Doubly connected minimal surfaces and extremal harmonic mappings

TL;DR

This paper investigates the interplay between quasiconformal and harmonic mappings on doubly connected domains, deriving sharp estimates and applying them to minimal surface evolution problems.

Contribution

It combines quasiconformal and harmonic mapping theories to establish new sharp estimates for doubly connected domains and applies these results to the minimal surface Cauchy problem.

Findings

Derived sharp estimates for quasiconformal harmonic mappings.

Applied estimates to the Bjorling problem for minimal surfaces.

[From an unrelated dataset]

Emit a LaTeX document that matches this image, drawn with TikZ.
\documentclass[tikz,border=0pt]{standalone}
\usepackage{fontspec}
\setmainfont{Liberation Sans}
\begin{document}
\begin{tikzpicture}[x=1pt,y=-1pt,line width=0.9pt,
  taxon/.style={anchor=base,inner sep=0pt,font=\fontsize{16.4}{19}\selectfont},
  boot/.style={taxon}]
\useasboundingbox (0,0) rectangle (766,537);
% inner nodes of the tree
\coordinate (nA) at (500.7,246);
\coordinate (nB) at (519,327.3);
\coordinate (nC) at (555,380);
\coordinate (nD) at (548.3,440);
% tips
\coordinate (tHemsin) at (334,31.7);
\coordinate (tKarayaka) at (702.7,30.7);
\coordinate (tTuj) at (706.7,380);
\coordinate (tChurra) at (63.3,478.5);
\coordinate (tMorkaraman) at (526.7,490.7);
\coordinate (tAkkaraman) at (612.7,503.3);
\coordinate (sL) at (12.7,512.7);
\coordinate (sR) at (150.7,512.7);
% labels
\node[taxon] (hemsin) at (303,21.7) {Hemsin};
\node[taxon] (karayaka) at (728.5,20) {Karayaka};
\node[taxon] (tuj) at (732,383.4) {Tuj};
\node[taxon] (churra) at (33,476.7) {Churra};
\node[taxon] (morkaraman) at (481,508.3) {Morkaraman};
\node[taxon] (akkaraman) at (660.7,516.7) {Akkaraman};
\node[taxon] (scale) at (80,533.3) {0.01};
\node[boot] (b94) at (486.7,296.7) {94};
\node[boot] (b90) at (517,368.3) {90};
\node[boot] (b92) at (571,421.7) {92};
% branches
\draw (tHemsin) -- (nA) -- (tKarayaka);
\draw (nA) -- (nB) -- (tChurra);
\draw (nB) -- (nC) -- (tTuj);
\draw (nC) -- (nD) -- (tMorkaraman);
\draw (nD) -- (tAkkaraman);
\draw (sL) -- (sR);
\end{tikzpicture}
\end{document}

Provided bounds on the modulus of evolving doubly connected minimal surfaces.

Abstract

The concept of a conformal deformation has two natural extensions: quasiconformal and harmonic mappings. Both classes do not preserve the conformal type of the domain, however they cannot change it in an arbitrary way. Doubly connected domains are where one first observes nontrivial conformal invariants. Herbert Groetzsch and Johannes C. C. Nitsche addressed this issue for quasiconformal and harmonic mappings, respectively. Combining these concepts we obtain sharp estimates for quasiconformal harmonic mappings between doubly connected domains. We then apply our results to the Cauchy problem for minimal surfaces, also known as the Bjorling problem. Specifically, we obtain a sharp estimate of the modulus of a doubly connected minimal surface that evolves from its inner boundary with a given initial slope.